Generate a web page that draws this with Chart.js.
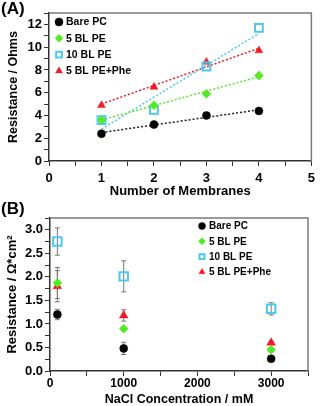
<!DOCTYPE html>
<html>
<head>
<meta charset="utf-8">
<script src="https://cdn.jsdelivr.net/npm/chart.js@4.4.0/dist/chart.umd.min.js"></script>
<style>
  html, body { margin: 0; padding: 0; background: #fff; }
  #wrap { position: relative; width: 320px; height: 406px; }
  canvas { position: absolute; left: 0; }
  #chartA { top: 0; }
  #chartB { top: 200px; }
</style>
</head>
<body>
<div id="wrap">
  <canvas id="chartA" width="320" height="200"></canvas>
  <canvas id="chartB" width="320" height="206"></canvas>
</div>
<script>
// ===== DATA =====
const seriesNames = ['Bare PC', '5 BL PE', '10 BL PE', '5 BL PE+Phe'];

// panel A: resistance vs number of membranes
const membranes = [1, 2, 3, 4];
const bareA = [2.4, 3.2, 4.0, 4.4];
const bl5A = [3.6, 4.9, 5.9, 7.5];
const bl10A = [3.6, 4.5, 8.3, 11.7];
const pheA = [4.9, 6.5, 8.7, 9.7];
// dotted trend lines, ends read at x = 1 and x = 4
const trendX = [1, 4];
const bareTrend = [2.5, 4.5];
const bl5Trend = [3.6, 7.4];
const bl10Trend = [2.8, 11.2];
const pheTrend = [5.0, 9.9];

// panel B: area resistance vs NaCl concentration
const nacl = [100, 1000, 3000];
const bareB = [1.2, 0.48, 0.26];
const bareErrB = [0.11, 0.13, 0.04];
const bl5B = [1.87, 0.9, 0.45];
const bl5ErrB = [0.33, 0.03, 0.04];
const bl10B = [2.75, 2.01, 1.32];
const bl10ErrB = [0.29, 0.33, 0.13];
const pheB = [1.8, 1.18, 0.6];
const pheErrB = [0.33, 0.12, 0.03];

// ===== STYLE =====
const FONT = "'Liberation Sans', Arial, sans-serif";
const colors = ['#000000', '#55e825', '#4cc8f0', '#ee1c24'];
const styles = ['circle', 'rectRot', 'rect', 'triangle'];
const axisColor = '#333';

const pts = (xs, ys) => xs.map((x, i) => ({ x: x, y: ys[i] }));

function marker(ctx, i, x, y, r) {
  ctx.save();
  ctx.fillStyle = i === 2 ? 'rgba(0,0,0,0)' : colors[i];
  ctx.strokeStyle = colors[i];
  ctx.lineWidth = i === 2 ? 2 : 0.5;
  const opts = { pointStyle: styles[i], radius: r, borderWidth: ctx.lineWidth, rotation: 0 };
  Chart.helpers.drawPoint(ctx, opts, x, y);
  ctx.restore();
}

// gray box on top and right of the plot
const framePlugin = {
  id: 'frame',
  afterDraw(chart) {
    const { ctx, chartArea: a } = chart;
    ctx.save();
    ctx.strokeStyle = '#7a7a7a';
    ctx.lineWidth = 1.5;
    ctx.beginPath();
    ctx.moveTo(a.left, a.top); ctx.lineTo(a.right, a.top); ctx.lineTo(a.right, a.bottom);
    ctx.stroke();
    ctx.restore();
  }
};

// panel letter + legend inside the plot
function labelPlugin(letter, lx, ly, rowH, fontSize, r) {
  return {
    id: 'labels' + letter,
    afterDraw(chart) {
      const { ctx, chartArea: a } = chart;
      ctx.save();
      ctx.fillStyle = '#000';
      ctx.font = 'bold 17px ' + FONT;
      ctx.textBaseline = 'top';
      ctx.textAlign = 'left';
      ctx.fillText('(' + letter + ')', 1, 1);
      ctx.font = 'bold ' + fontSize + 'px ' + FONT;
      ctx.textBaseline = 'middle';
      seriesNames.forEach((name, i) => {
        const y = a.top + ly + i * rowH;
        marker(ctx, i, a.left + lx, y, r);
        ctx.fillStyle = '#000';
        ctx.fillText(name, a.left + lx + 7, y + 0.5);
      });
      ctx.restore();
    }
  };
}

// vertical error bars for panel B, drawn under the markers
const errorBarPlugin = {
  id: 'errBars',
  beforeDatasetsDraw(chart) {
    const { ctx, scales: { x, y } } = chart;
    ctx.save();
    ctx.strokeStyle = '#777';
    ctx.lineWidth = 1;
    chart.data.datasets.forEach(ds => {
      if (!ds.err) return;
      ds.data.forEach((p, i) => {
        const px = x.getPixelForValue(p.x);
        const top = y.getPixelForValue(p.y + ds.err[i]);
        const bot = y.getPixelForValue(p.y - ds.err[i]);
        ctx.beginPath();
        ctx.moveTo(px, top); ctx.lineTo(px, bot);
        ctx.moveTo(px - 2.5, top); ctx.lineTo(px + 2.5, top);
        ctx.moveTo(px - 2.5, bot); ctx.lineTo(px + 2.5, bot);
        ctx.stroke();
      });
    });
    ctx.restore();
  }
};

function axis(opts) {
  return Object.assign({
    type: 'linear',
    border: { display: true, color: axisColor, width: 1.5 },
    grid: { drawOnChartArea: false, drawTicks: true, tickLength: 5, color: axisColor, lineWidth: 1 },
  }, opts);
}

Chart.defaults.font.family = FONT;
Chart.defaults.color = '#000';

// ===== PANEL A =====
const pointSetsA = [bareA, bl5A, bl10A, pheA];
const trendSetsA = [bareTrend, bl5Trend, bl10Trend, pheTrend];
const radiiA = [4, 4.5, 5.5, 4.5];

new Chart(document.getElementById('chartA'), {
  type: 'scatter',
  data: {
    datasets: [
      ...pointSetsA.map((ys, i) => ({
        label: seriesNames[i], data: pts(membranes, ys), order: 1,
        pointStyle: styles[i], pointRadius: radiiA[i],
        backgroundColor: i === 2 ? 'rgba(0,0,0,0)' : colors[i],
        borderColor: colors[i], pointBorderWidth: i === 2 ? 2 : 0.5
      })),
      ...trendSetsA.map((ys, i) => ({
        label: seriesNames[i] + ' trend', data: pts(trendX, ys), order: 2,
        showLine: true, pointRadius: 0, borderColor: i === 0 ? '#222' : colors[i],
        borderWidth: 1.5, borderDash: [2, 2]
      }))
    ]
  },
  options: {
    responsive: false, animation: false, devicePixelRatio: 1,
    layout: { padding: { top: 13, right: 5, left: 0, bottom: 0 } },
    plugins: { legend: { display: false }, tooltip: { enabled: false } },
    scales: {
      x: axis({
        min: 0, max: 5,
        ticks: { stepSize: 0.5, padding: 5, font: { size: 13, weight: 'bold' }, maxRotation: 0, autoSkip: false,
          callback: v => Number.isInteger(v) ? String(v) : '' },
        title: { display: true, text: 'Number of Membranes', font: { size: 13, weight: 'bold' }, padding: { top: 0, bottom: 1 } },
        afterFit: s => { s.height = 39; }
      }),
      y: axis({
        min: 0, max: 13,
        ticks: { stepSize: 1, padding: 2, font: { size: 13, weight: 'bold' }, autoSkip: false,
          callback: v => v % 2 === 0 ? String(v) : '' },
        title: { display: true, text: 'Resistance / Ohms', font: { size: 12.5, weight: 'bold' }, padding: { top: 6, bottom: 0 } },
        afterFit: s => { s.width = 49; }
      })
    }
  },
  plugins: [framePlugin, labelPlugin('A', 10, 9, 16.3, 10.5, 4)]
});

// ===== PANEL B =====
const pointSetsB = [bareB, bl5B, bl10B, pheB];
const errSetsB = [bareErrB, bl5ErrB, bl10ErrB, pheErrB];
const radiiB = [4, 4.5, 6, 5];

new Chart(document.getElementById('chartB'), {
  type: 'scatter',
  data: {
    datasets: pointSetsB.map((ys, i) => ({
      label: seriesNames[i], data: pts(nacl, ys), err: errSetsB[i],
      pointStyle: styles[i], pointRadius: radiiB[i],
      backgroundColor: i === 2 ? 'rgba(0,0,0,0)' : colors[i],
      borderColor: colors[i], pointBorderWidth: i === 2 ? 2 : 0.5
    }))
  },
  options: {
    responsive: false, animation: false, devicePixelRatio: 1,
    layout: { padding: { top: 18, right: 12, left: 0, bottom: 0 } },
    plugins: { legend: { display: false }, tooltip: { enabled: false } },
    scales: {
      x: axis({
        min: 0, max: 3500,
        ticks: { stepSize: 500, padding: 0, font: { size: 12, weight: 'bold' }, maxRotation: 0, autoSkip: false,
          callback: v => v % 1000 === 0 ? String(v) : '' },
        title: { display: true, text: 'NaCl Concentration / mM', font: { size: 12.5, weight: 'bold' }, padding: { top: 0, bottom: -1 } },
        afterFit: s => { s.height = 35; }
      }),
      y: axis({
        min: 0, max: 3.25,
        ticks: { stepSize: 0.25, padding: 2, font: { size: 13, weight: 'bold' }, autoSkip: false,
          callback: v => Math.abs(v * 2 - Math.round(v * 2)) < 1e-6 ? v.toFixed(1) : '' },
        title: { display: true, text: 'Resistance / Ω*cm²', font: { size: 13, weight: 'bold' }, padding: { top: 5, bottom: 0 } },
        afterFit: s => { s.width = 50; }
      })
    }
  },
  plugins: [errorBarPlugin, framePlugin, labelPlugin('B', 152, 8, 15.3, 10, 3.5)]
});
</script>
</body>
</html>
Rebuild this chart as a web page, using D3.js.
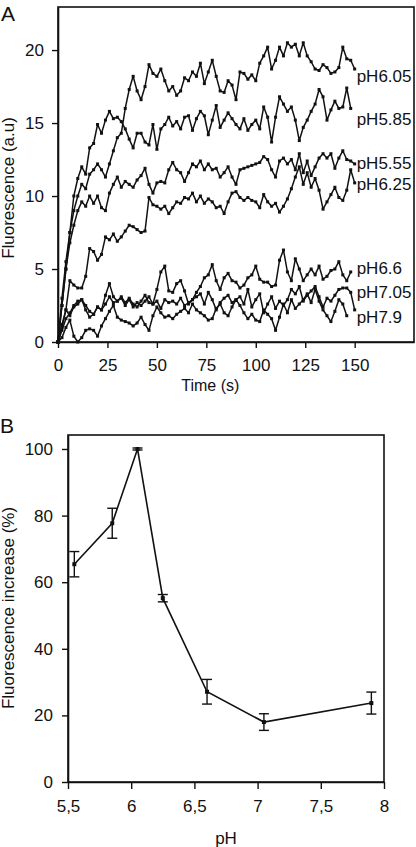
■ ■ ■ ■ ■ ■ ■
Set problem: Hand back the exact lines from the start of the entries to the line with "const pts = (xs, ys)", both ends kept and pictures left out.

Written answer:
Generate a web page that draws this with Chart.js.
<!DOCTYPE html>
<html>
<head>
<meta charset="utf-8">
<script src="https://cdn.jsdelivr.net/npm/chart.js@4.4.0/dist/chart.umd.min.js"></script>
<style>
  html, body { margin: 0; padding: 0; background: #fff; }
  #wrap { position: relative; width: 320px; height: 406px; }
  canvas { position: absolute; left: 0; }
  #chartA { top: 0; }
  #chartB { top: 200px; }
</style>
</head>
<body>
<div id="wrap">
  <canvas id="chartA" width="320" height="200"></canvas>
  <canvas id="chartB" width="320" height="206"></canvas>
</div>
<script>
// ===== DATA =====
const seriesNames = ['Bare PC', '5 BL PE', '10 BL PE', '5 BL PE+Phe'];

// panel A: resistance vs number of membranes
const membranes = [1, 2, 3, 4];
const bareA = [2.4, 3.2, 4.0, 4.4];
const bl5A = [3.6, 4.9, 5.9, 7.5];
const bl10A = [3.6, 4.5, 8.3, 11.7];
const pheA = [4.9, 6.5, 8.7, 9.7];
// dotted trend lines, ends read at x = 1 and x = 4
const trendX = [1, 4];
const bareTrend = [2.5, 4.5];
const bl5Trend = [3.6, 7.4];
const bl10Trend = [2.8, 11.2];
const pheTrend = [5.0, 9.9];

// panel B: area resistance vs NaCl concentration
const nacl = [100, 1000, 3000];
const bareB = [1.2, 0.48, 0.26];
const bareErrB = [0.11, 0.13, 0.04];
const bl5B = [1.87, 0.9, 0.45];
const bl5ErrB = [0.33, 0.03, 0.04];
const bl10B = [2.75, 2.01, 1.32];
const bl10ErrB = [0.29, 0.33, 0.13];
const pheB = [1.8, 1.18, 0.6];
const pheErrB = [0.33, 0.12, 0.03];

// ===== STYLE =====
const FONT = "'Liberation Sans', Arial, sans-serif";
const colors = ['#000000', '#55e825', '#4cc8f0', '#ee1c24'];
const styles = ['circle', 'rectRot', 'rect', 'triangle'];
const axisColor = '#333';

const pts = (xs, ys) => xs.map((x, i) => ({ x: x, y: ys[i] }));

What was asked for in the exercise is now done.